We initially track Oppenheimer’s rise through academia and the dizzying formation of relationships with other great thinkers of his time, while also getting glimpses of a later hearing in which a much older Oppenheimer is coming under fire for his liberal beliefs and suspected ties to Soviet Communism. A third storyline (shot in black and white) introduces us to Lewis Strauss (Robert Downey Jr.), the one-time head of the Atomic Energy Commission, and now up for a Cabinet post in Dwight Eisenhower’s second administration. Strauss’ connection to Oppenheimer gradually becomes clearer as the film moves along.
It’s frankly almost impossible to keep track of the who’s-who of historical figures here, including hydrogen bomb creator Edward Teller (Benny Safdie), Nobel Prize-winner Ernest Lawrence (Josh Hartnett), quantum theorist Niels Bohr (Kenneth Branagh), and physicist Richard Feynman (Jack Quaid), among many others. We also meet the two major women in Oppenheimer’s life: psychiatrist and Communist activist, Jean Tatlock (Florence Pugh), and Oppenheimer’s eventual wife Kitty (Emily Blunt), neither of whom do much, although Blunt gets a rousing scene in support of her man near the film’s end.
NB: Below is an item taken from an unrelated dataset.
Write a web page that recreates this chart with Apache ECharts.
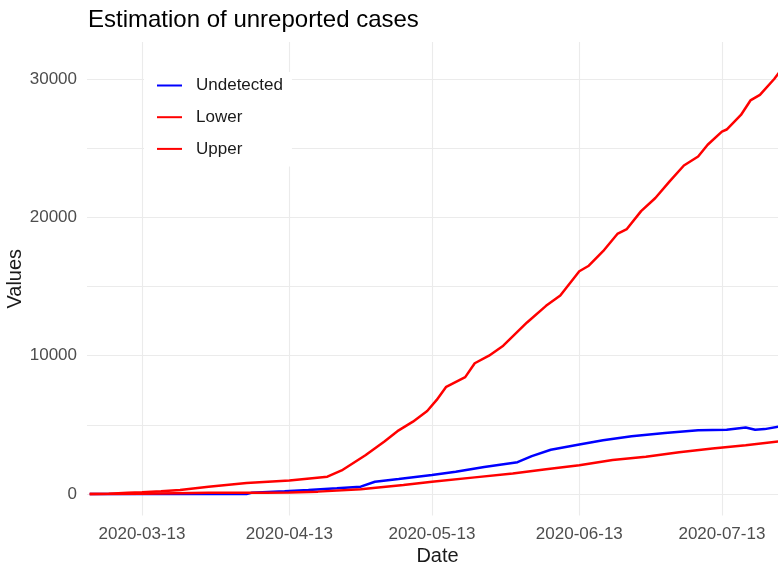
<!DOCTYPE html>
<html>
<head>
<meta charset="utf-8">
<script src="https://cdn.jsdelivr.net/npm/echarts@6/dist/echarts.min.js"></script>
<style>
  html, body { margin: 0; padding: 0; background: #fff; }
  #chart { width: 778px; height: 566px; }
</style>
</head>
<body>
<div id="chart"></div>
<script>
// values
const undetectedDates = ['2020-03-02', '2020-03-27', '2020-04-04', '2020-04-05', '2020-04-12', '2020-04-17',
    '2020-04-23', '2020-04-28', '2020-05-01', '2020-05-06', '2020-05-13', '2020-05-18', '2020-05-24',
    '2020-05-31', '2020-06-03', '2020-06-07', '2020-06-13', '2020-06-18', '2020-06-24', '2020-07-01',
    '2020-07-08', '2020-07-14', '2020-07-18', '2020-07-20', '2020-07-22', '2020-07-25']
const undetectedValues = [0, 0, 0, 80, 200, 290,
    410, 530, 880, 1080, 1370, 1610, 1950,
    2300, 2740, 3200, 3570, 3880, 4170, 4400,
    4600, 4640, 4810, 4640, 4690, 4880]

const lowerDates = ['2020-03-02', '2020-03-13', '2020-03-20', '2020-03-27', '2020-04-08', '2020-04-13',
    '2020-04-19', '2020-04-28', '2020-05-07', '2020-05-13', '2020-05-22', '2020-05-30', '2020-06-06',
    '2020-06-13', '2020-06-20', '2020-06-27', '2020-07-04', '2020-07-11', '2020-07-18', '2020-07-25']
const lowerValues = [0, 10, 60, 80, 90, 110,
    170, 340, 650, 890, 1200, 1480, 1785,
    2070, 2450, 2690, 3020, 3285, 3520, 3810]

const upperDates = ['2020-03-02', '2020-03-06', '2020-03-10', '2020-03-13', '2020-03-17', '2020-03-21',
    '2020-03-27', '2020-04-04', '2020-04-13', '2020-04-21', '2020-04-24', '2020-04-29', '2020-05-03',
    '2020-05-06', '2020-05-09', '2020-05-12', '2020-05-14', '2020-05-16', '2020-05-20', '2020-05-22',
    '2020-05-25', '2020-05-28', '2020-06-02', '2020-06-06', '2020-06-09', '2020-06-13', '2020-06-15',
    '2020-06-18', '2020-06-21', '2020-06-23', '2020-06-26', '2020-06-29', '2020-07-02', '2020-07-05',
    '2020-07-08', '2020-07-10', '2020-07-13', '2020-07-14', '2020-07-17', '2020-07-19', '2020-07-21',
    '2020-07-24', '2020-07-25']
const upperValues = [0, 20, 80, 120, 200, 290,
    530, 800, 980, 1250, 1700, 2800, 3800,
    4600, 5230, 6000, 6800, 7750, 8450, 9450,
    10000, 10720, 12400, 13600, 14350, 16100, 16500,
    17550, 18800, 19150, 20450, 21400, 22600, 23750,
    24400, 25250, 26200, 26350, 27400, 28450, 28850,
    30000, 30450]

const dateTicks = ['2020-03-13', '2020-04-13', '2020-05-13', '2020-06-13', '2020-07-13']
const valueTicks = [0, 10000, 20000, 30000]
const gridTicks = [0, 5000, 10000, 15000, 20000, 25000, 30000]

const DAY = 24 * 3600 * 1000
const FONT = '"Liberation Sans", Arial, sans-serif'

let chart = echarts.init(document.getElementById('chart'))

function toTime(d) {
    return +echarts.number.parseDate(d)
}

function zip(dates, values) {
    return dates.map((d, i) => [toTime(d), values[i]])
}

function fmtDate(v) {
    return echarts.time.format(v, '{yyyy}-{MM}-{dd}', false)
}

let base = toTime('2020-03-13')
let xTicks = dateTicks.map(toTime)

let option = {
    backgroundColor: '#fff',
    animation: false,
    title: {
        text: 'Estimation of unreported cases',
        left: 88,
        top: 8,
        padding: 0,
        textStyle: {fontFamily: FONT, fontSize: 24, fontWeight: 'normal', color: '#000'}
    },
    legend: {
        orient: 'vertical',
        left: 144,
        top: 72,
        padding: [5, 9, 9, 13],
        backgroundColor: '#fff',
        itemWidth: 25,
        itemHeight: 2,
        itemGap: 14.7,
        icon: 'rect',
        textStyle: {fontFamily: FONT, fontSize: 17, color: '#1a1a1a', lineHeight: 17, padding: [0, 0, 0, 9]},
        data: ['Undetected', 'Lower', 'Upper']
    },
    grid: {left: 87, top: 42, width: 691, bottom: 50.5, containLabel: false, outerBoundsMode: 'none'},
    xAxis: {
        type: 'value',
        min: base - 11.57 * DAY,
        max: base + 133.8 * DAY,
        name: 'Date',
        nameLocation: 'middle',
        nameGap: 31,
        nameMoveOverlap: false,
        nameTextStyle: {fontFamily: FONT, fontSize: 20, color: '#1a1a1a', padding: [0, 0, 0, 10]},
        axisLine: {show: false},
        axisTick: {show: false, customValues: xTicks},
        axisLabel: {
            customValues: xTicks,
            formatter: fmtDate,
            fontFamily: FONT, fontSize: 17, color: '#4d4d4d', margin: 10
        },
        splitLine: {show: true, lineStyle: {color: '#ebebeb', width: 1.1}}
    },
    yAxis: {
        type: 'value',
        min: -1556,
        max: 32676,
        name: 'Values',
        nameLocation: 'middle',
        nameGap: 62,
        nameMoveOverlap: false,
        nameTextStyle: {fontFamily: FONT, fontSize: 20, color: '#1a1a1a'},
        axisLine: {show: false},
        axisTick: {show: false, customValues: gridTicks},
        axisLabel: {
            customValues: valueTicks,
            formatter: v => String(v),
            fontFamily: FONT, fontSize: 17, color: '#4d4d4d', margin: 10
        },
        splitLine: {show: true, lineStyle: {color: '#ebebeb', width: 1.1}}
    },
    series: [
        {name: 'Undetected', type: 'line', data: zip(undetectedDates, undetectedValues),
            showSymbol: false, color: '#0000ff', lineStyle: {width: 2.5}},
        {name: 'Lower', type: 'line', data: zip(lowerDates, lowerValues),
            showSymbol: false, color: '#ff0000', lineStyle: {width: 2.5}},
        {name: 'Upper', type: 'line', data: zip(upperDates, upperValues),
            showSymbol: false, color: '#ff0000', lineStyle: {width: 2.5}}
    ]
}

chart.setOption(option)
</script>
</body>
</html>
It’s when word comes that the Nazis are working on their own version of the atomic bomb—and that President Franklin D. Roosevelt has approved the United States’ own fast-track development of such a weapon—that the tension and momentum in Oppenheimer ratchets upward. As Oppenheimer and his fellow physicists toil away on the theories behind the bomb and whether it could work, the scientist is placed in charge of its actual development by General Leslie Groves (Matt Damon), who’s impressed by the breadth of Oppenheimer’s knowledge and some heretofore unseen qualities of leadership.
It’s a gamble for that will come back to haunt Groves later, given that Oppenheimer’s progressive leanings, as well as his indirect dalliance with the American Communist party, although he was never officially a member, are well-known and viewed with some suspicion in many quarters of the government. Some of his ideas—like eventually seeking to avoid building an even bigger “super” bomb derived from a hydrogen reaction—are met with incredulity.
Yet Oppenheimer, Groves, and their team race forward to complete the bomb before the Germans can, even as they try to contain the flow of information outside Los Alamos (where the military has literally built a town to keep everyone on the project in one place) and grapple with the moral implications of what they are devising.
Nolan’s masterful skills at cross-cutting, the building of tension, the interplay of music and sound, and the maximum use of the IMAX 70mm compositions he and cinematographer Hoyte van Hoytema deploy all come to the fore during this central portion of the film, creating a genuine sense of dread and urgency as the date draws closer and the pressure gets stronger to test whether the bomb will work. The urgency arises from the drive to end the war once and for all while the dread surfaces from the fact that no one really knows what will happen when that button is pushed.